For more on equipment that solves these constraints, see our urban gardening equipment guide.
Frequently Asked Questions
Can you really grow a garden in a city apartment?
Yes — every major US and European city has thriving balcony, rooftop, and windowsill gardens. A 4-square-foot balcony plus one indoor 1020 tray produces $200-500 of fresh food per year and feeds 30-40% of a 2-person household's produce needs.
What is the easiest plant to grow a garden with in the city?
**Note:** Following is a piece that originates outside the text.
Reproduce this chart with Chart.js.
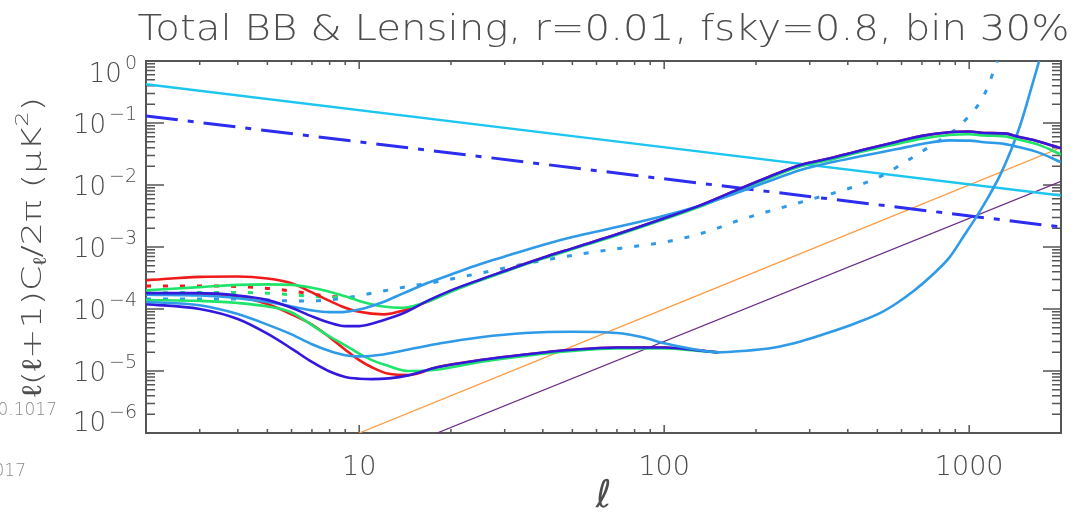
<!DOCTYPE html>
<html>
<head>
<meta charset="utf-8">
<script src="https://cdn.jsdelivr.net/npm/chart.js@4/dist/chart.umd.min.js"></script>
<style>
  html, body { margin: 0; padding: 0; background: #fff; }
</style>
</head>
<body>
<canvas id="myChart" width="1077" height="520"></canvas>
<script>
// ---- data (ell, l(l+1)C_l/2pi in uK^2) ----
const titleText = "Total BB & Lensing, r=0.01, fsky=0.8, bin 30%";

const xTickValues = [10, 100, 1000];
const xTickLabels = ["10", "100", "1000"];
const yTickExps = [0, -1, -2, -3, -4, -5, -6];

// straight power laws
const cyanEll = [2, 2000];
const cyanVal = [0.42, 0.0068];
const dashEll = [2, 2000];
const dashVal = [0.13, 0.0021];
const orangeEll = [10, 2000];
const orangeVal = [1e-6, 0.04];
const purpleEll = [18, 2000];
const purpleVal = [1e-6, 0.0115];

// upper group (total)
const hiEll = [2, 3, 4, 5, 6, 7, 8, 9, 10, 12, 14, 17, 20, 25, 30, 40, 50, 70, 100, 130, 175, 220, 280, 350, 440, 580, 700, 860, 1000, 1120, 1300, 1450, 1700, 2000];
const darkHi = [1.8e-4, 1.8e-4, 1.65e-4, 1.4e-4, 1.05e-4, 7.6e-5, 6.0e-5, 5.3e-5, 5.3e-5, 6.6e-5, 8.6e-5, 1.4e-4, 2.0e-4, 3.0e-4, 4.1e-4, 6.7e-4, 9.5e-4, 1.6e-3, 2.9e-3, 4.6e-3, 8.5e-3, 0.0135, 0.021, 0.027, 0.036, 0.05, 0.062, 0.071, 0.073, 0.069, 0.068, 0.06, 0.05, 0.039];
const lightHi = [1.7e-4, 1.65e-4, 1.5e-4, 1.3e-4, 1.1e-4, 9.5e-5, 8.9e-5, 9.0e-5, 9.8e-5, 1.3e-4, 1.8e-4, 2.7e-4, 3.6e-4, 5.3e-4, 7.0e-4, 1.08e-3, 1.45e-3, 2.1e-3, 3.2e-3, 4.6e-3, 7.6e-3, 0.0115, 0.0175, 0.023, 0.029, 0.038, 0.046, 0.0525, 0.052, 0.049, 0.046, 0.041, 0.033, 0.0233];
const greenHi = [2.0e-4, 2.25e-4, 2.45e-4, 2.5e-4, 2.45e-4, 2.2e-4, 1.9e-4, 1.6e-4, 1.35e-4, 1.1e-4, 1.05e-4, 1.35e-4, 1.9e-4, 2.9e-4, 4.0e-4, 6.5e-4, 9.2e-4, 1.55e-3, 2.8e-3, 4.4e-3, 8.1e-3, 0.0128, 0.02, 0.0255, 0.034, 0.046, 0.056, 0.064, 0.066, 0.063, 0.061, 0.054, 0.044, 0.031];
const redHi = [2.9e-4, 3.3e-4, 3.35e-4, 3.1e-4, 2.6e-4, 1.85e-4, 1.35e-4, 1.05e-4, 9.0e-5, 8.2e-5, 9.5e-5, 1.35e-4, 1.95e-4, 2.95e-4, 4.1e-4, 6.7e-4, 9.5e-4, 1.6e-3, 2.9e-3, 4.6e-3, 8.5e-3, 0.0135, 0.021, 0.027, 0.036, 0.05, 0.062, 0.071, 0.073, 0.069, 0.068, 0.06, 0.05, 0.039];

// lower group
const loEll = [2, 3, 4, 5, 6, 7, 8, 9, 10, 11, 12.5, 14.5, 18, 25, 35, 50, 70, 100, 130, 150];
const darkLo = [1.2e-4, 1.0e-4, 6.9e-5, 4.0e-5, 2.3e-5, 1.4e-5, 9.8e-6, 8.0e-6, 7.5e-6, 7.4e-6, 7.6e-6, 8.5e-6, 1.15e-5, 1.5e-5, 1.85e-5, 2.2e-5, 2.4e-5, 2.4e-5, 2.15e-5, 2.0e-5];
const greenLo = [1.4e-4, 1.35e-4, 1.25e-4, 1.1e-4, 8.8e-5, 5.5e-5, 3.6e-5, 2.6e-5, 1.9e-5, 1.5e-5, 1.2e-5, 1.0e-5, 1.05e-5, 1.4e-5, 1.75e-5, 2.1e-5, 2.3e-5, 2.3e-5, 2.1e-5, 2.0e-5];
const redLo = [1.75e-4, 1.75e-4, 1.6e-4, 1.2e-4, 8.2e-5, 5.6e-5, 3.5e-5, 2.2e-5, 1.5e-5, 1.15e-5, 9.0e-6, 8.6e-6, 1.15e-5, 1.5e-5, 1.85e-5, 2.2e-5, 2.4e-5, 2.4e-5, 2.15e-5, 2.0e-5];
const lightLoEll = [2, 3, 4, 5, 6, 7, 8, 9, 10, 12, 15, 18.5, 25, 35, 50, 70, 85, 100, 125, 150, 180, 230, 280, 343, 420, 508, 580, 662, 760, 862, 960, 1062, 1160, 1263, 1370, 1470, 1580, 1696, 1775];
const lightLo = [1.3e-4, 1.15e-4, 8.3e-5, 5.6e-5, 3.9e-5, 2.7e-5, 2.1e-5, 1.8e-5, 1.72e-5, 1.85e-5, 2.3e-5, 2.8e-5, 3.5e-5, 4.1e-5, 4.3e-5, 4.1e-5, 3.5e-5, 2.8e-5, 2.25e-5, 2.0e-5, 2.1e-5, 2.4e-5, 3.0e-5, 4.1e-5, 5.8e-5, 8.5e-5, 1.25e-4, 2.0e-4, 3.6e-4, 6.8e-4, 1.5e-3, 3.2e-3, 6.6e-3, 0.0144, 0.036, 0.092, 0.3, 1.0, 2.2];

// dotted curves
const dotEll = [2, 3, 4, 5, 6, 7, 8, 9];
const redDot = [2.35e-4, 2.35e-4, 2.3e-4, 2.15e-4, 1.95e-4, 1.75e-4, 1.6e-4, 1.55e-4];
const greenDot = [1.8e-4, 1.85e-4, 1.85e-4, 1.8e-4, 1.7e-4, 1.6e-4, 1.55e-4, 1.55e-4];
const blueDotEll = [2, 3, 4, 5, 6, 7, 8, 9, 10, 12, 14, 18, 25, 36, 54, 75, 105, 140, 176, 230, 300, 400, 500, 630, 755, 860, 933, 1000, 1095, 1160, 1213, 1260];
const blueDot = [1.45e-4, 1.45e-4, 1.45e-4, 1.4e-4, 1.35e-4, 1.35e-4, 1.4e-4, 1.5e-4, 1.65e-4, 1.95e-4, 2.25e-4, 2.75e-4, 3.8e-4, 5.5e-4, 7.8e-4, 9.8e-4, 1.25e-3, 1.8e-3, 2.7e-3, 4.0e-3, 5.8e-3, 8.7e-3, 0.013, 0.025, 0.044, 0.066, 0.092, 0.13, 0.232, 0.42, 0.79, 1.3];

// ---- styling ----
const fontFam = "'DejaVu Sans', sans-serif";
const textColor = "#4d4d4d";
const axisColor = "#555555";
const RED = "#f01a1a", GREEN = "#1ee46a", DARK = "#3318de", LIGHT = "#2e9ae8";

function pts(ell, val) {
  return ell.map((l, i) => ({ x: l, y: val[i] }));
}
function curve(ell, val, color, width, extra) {
  return Object.assign({
    data: pts(ell, val),
    borderColor: color,
    borderWidth: width,
    pointRadius: 0,
    fill: false,
    cubicInterpolationMode: "monotone"
  }, extra || {});
}

// draw a run of text pieces (sub/superscripts) centred on x=0, stretched to a width
function drawRuns(ctx, parts, width) {
  let total = 0;
  parts.forEach(p => { ctx.font = "300 " + p.s + "px " + fontFam; p.w = ctx.measureText(p.t).width; total += p.w; });
  const k = width / total;
  ctx.scale(k, 1);
  let cx = -total / 2;
  parts.forEach(p => {
    ctx.font = "300 " + p.s + "px " + fontFam;
    ctx.fillText(p.t, cx, p.dy);
    cx += p.w;
  });
}

// frame + inward IDL style ticks on all four sides, labels and titles
const frameTicks = {
  id: "frameTicks",
  beforeDatasetsDraw(chart) {
    const { ctx, chartArea: a, scales: { x, y } } = chart;
    ctx.save();
    ctx.strokeStyle = axisColor;
    ctx.lineWidth = 1.5;
    ctx.beginPath();
    for (let d = 1; d <= 1000; d *= 10) {
      for (let m = 1; m <= 9; m++) {
        const v = d * m;
        if (v < 2 || v > 2000) continue;
        const px = x.getPixelForValue(v);
        const len = m === 1 ? 8 : 4;
        ctx.moveTo(px, a.bottom); ctx.lineTo(px, a.bottom - len);
        ctx.moveTo(px, a.top); ctx.lineTo(px, a.top + len);
      }
    }
    for (let e = -6; e <= 0; e++) {
      for (let m = 1; m <= 9; m++) {
        const v = m * Math.pow(10, e);
        if (v > 1) continue;
        const py = y.getPixelForValue(v);
        const len = m === 1 ? 18 : 9;
        ctx.moveTo(a.left, py); ctx.lineTo(a.left + len, py);
        ctx.moveTo(a.right, py); ctx.lineTo(a.right - len, py);
      }
    }
    ctx.stroke();
    ctx.lineWidth = 2;
    ctx.strokeRect(a.left, a.top, a.right - a.left, a.bottom - a.top);
    ctx.restore();
  },
  afterDraw(chart) {
    const { ctx, chartArea: a, scales: { y } } = chart;
    ctx.save();
    ctx.fillStyle = textColor;
    ctx.textBaseline = "middle";
    ctx.textAlign = "left";

    // title, centred over the plot
    ctx.save();
    ctx.translate((a.left + a.right) / 2, 31);
    drawRuns(ctx, [{ t: titleText, s: 35, dy: 0 }], 932);
    ctx.restore();

    // y tick labels 10^n
    const right = a.left - 9;
    yTickExps.forEach(e => {
      const sup = e === 0 ? "0" : "\u2212" + (-e);
      ctx.font = "300 19px " + fontFam;
      const wSup = ctx.measureText(sup).width;
      ctx.font = "300 26px " + fontFam;
      const wBase = ctx.measureText("10").width;
      let cy = y.getPixelForValue(Math.pow(10, e)) + 3;
      if (e === 0) cy += 11;
      if (e === -6) cy -= 12;
      ctx.fillText("10", right - wSup - 3 - wBase, cy);
      ctx.font = "300 19px " + fontFam;
      ctx.fillText(sup, right - wSup, cy - 11);
    });

    // y axis title, rotated, with sub/superscripts
    ctx.save();
    ctx.translate(34, 247);
    ctx.rotate(-Math.PI / 2);
    drawRuns(ctx, [
      { t: "\u2113(\u2113+1)C", s: 27, dy: 0 },
      { t: "\u2113", s: 18, dy: 7 },
      { t: "/2\u03c0 (\u03bcK", s: 27, dy: 0 },
      { t: "2", s: 18, dy: -11 },
      { t: ")", s: 27, dy: 0 }
    ], 300);
    ctx.restore();

    // clipped caption fragments at the left edge of the source image
    ctx.fillStyle = "#8a8a8a";
    ctx.font = "300 17px " + fontFam;
    ctx.textAlign = "right";
    ctx.fillText("10.1017", 57, 411);
    ctx.fillText("2017", 26, 472);
    ctx.restore();
  }
};

const ctx = document.getElementById("myChart").getContext("2d");
new Chart(ctx, {
  type: "line",
  data: {
    datasets: [
      curve(hiEll, darkHi, DARK, 2.6),
      curve(hiEll, lightHi, LIGHT, 2.6),
      curve(hiEll, greenHi, GREEN, 2.6),
      curve(hiEll, redHi, RED, 2.6),
      curve(lightLoEll, lightLo, LIGHT, 2.6),
      curve(loEll, darkLo, DARK, 2.6),
      curve(loEll, greenLo, GREEN, 2.6),
      curve(loEll, redLo, RED, 2.6),
      curve(blueDotEll, blueDot, LIGHT, 3, { borderDash: [5, 12] }),
      curve(dotEll, greenDot, GREEN, 3, { borderDash: [5, 12] }),
      curve(dotEll, redDot, RED, 3, { borderDash: [5, 12] }),
      curve(cyanEll, cyanVal, "#1cc6f0", 2.5),
      curve(dashEll, dashVal, "#2d2df0", 3, { borderDash: [32, 10, 6, 10] }),
      curve(orangeEll, orangeVal, "#ff9a40", 1.3),
      curve(purpleEll, purpleVal, "#6a2c88", 1.3)
    ]
  },
  options: {
    responsive: false,
    animation: false,
    layout: { padding: { left: 0, right: 16, top: 61, bottom: 0 } },
    plugins: {
      legend: { display: false },
      tooltip: { enabled: false },
      title: { display: false }
    },
    scales: {
      x: {
        type: "logarithmic",
        min: 2,
        max: 2000,
        grid: { display: false, drawTicks: false },
        border: { display: false },
        afterBuildTicks: s => { s.ticks = xTickValues.map(v => ({ value: v })); },
        afterFit: s => { s.height = 87; },
        ticks: {
          autoSkip: false,
          maxRotation: 0,
          padding: 19,
          color: textColor,
          font: { family: fontFam, size: 27, weight: "300" },
          callback: v => xTickLabels[xTickValues.indexOf(v)] || ""
        },
        title: {
          display: true,
          text: "\u2113",
          color: textColor,
          font: { family: fontFam, size: 38, style: "italic", weight: "300" },
          padding: { top: 0, bottom: 0 }
        }
      },
      y: {
        type: "logarithmic",
        min: 1e-6,
        max: 1,
        grid: { display: false, drawTicks: false },
        border: { display: false },
        ticks: { display: false },
        afterFit: s => { s.width = 146; }
      }
    }
  },
  plugins: [frameTicks]
});
</script>
</body>
</html>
Basil and cherry tomato are the two easiest beginner crops for city gardens. Basil produces ongoing leaves on any sunny windowsill; cherry tomatoes yield 4-8 pounds per 5-gallon container on a balcony with 6 or more hours of direct sun.
How much sun does a city garden need?
6 or more hours of direct sun for fruiting crops (tomatoes, peppers, cucumbers); 3-4 hours for leafy greens and herbs; under 3 hours and you need a $20 LED grow light to fill the gap. Track sun on your specific space before buying any plants.
What is the cheapest way to start a city garden?
Under $30 starts a complete first-project city garden: one 5-gallon fabric grow bag ($5), one 16-quart bag of potting mix ($10), one cherry tomato or pepper transplant ($5), and one $10 watering can. That single container produces 4-8 pounds of food in a season.
How do you grow a garden in the city without a balcony?
Use a sunny windowsill plus a $20 LED grow light. One 24-inch LED bar over a 1020 tray produces year-round microgreens, lettuce, herbs, and even compact peppers. Total setup cost is $40-80 for a full indoor city garden.
What grows best on a north-facing city balcony?
Lettuce, spinach, kale, mint, parsley, chives, and cilantro all tolerate 3-4 hours of indirect light on north-facing balconies. Avoid tomatoes, peppers, and cucumbers — these need 6 or more hours of direct sun and will produce poorly without it.
Are city gardens harder to maintain than backyard gardens?
Easier in many ways. Containers are at waist height, weeding is minimal, pest pressure is lower at altitude, and watering takes 10-15 minutes per day. The main trade-off is yield: 30-40% of a typical backyard garden in roughly 10% of the space.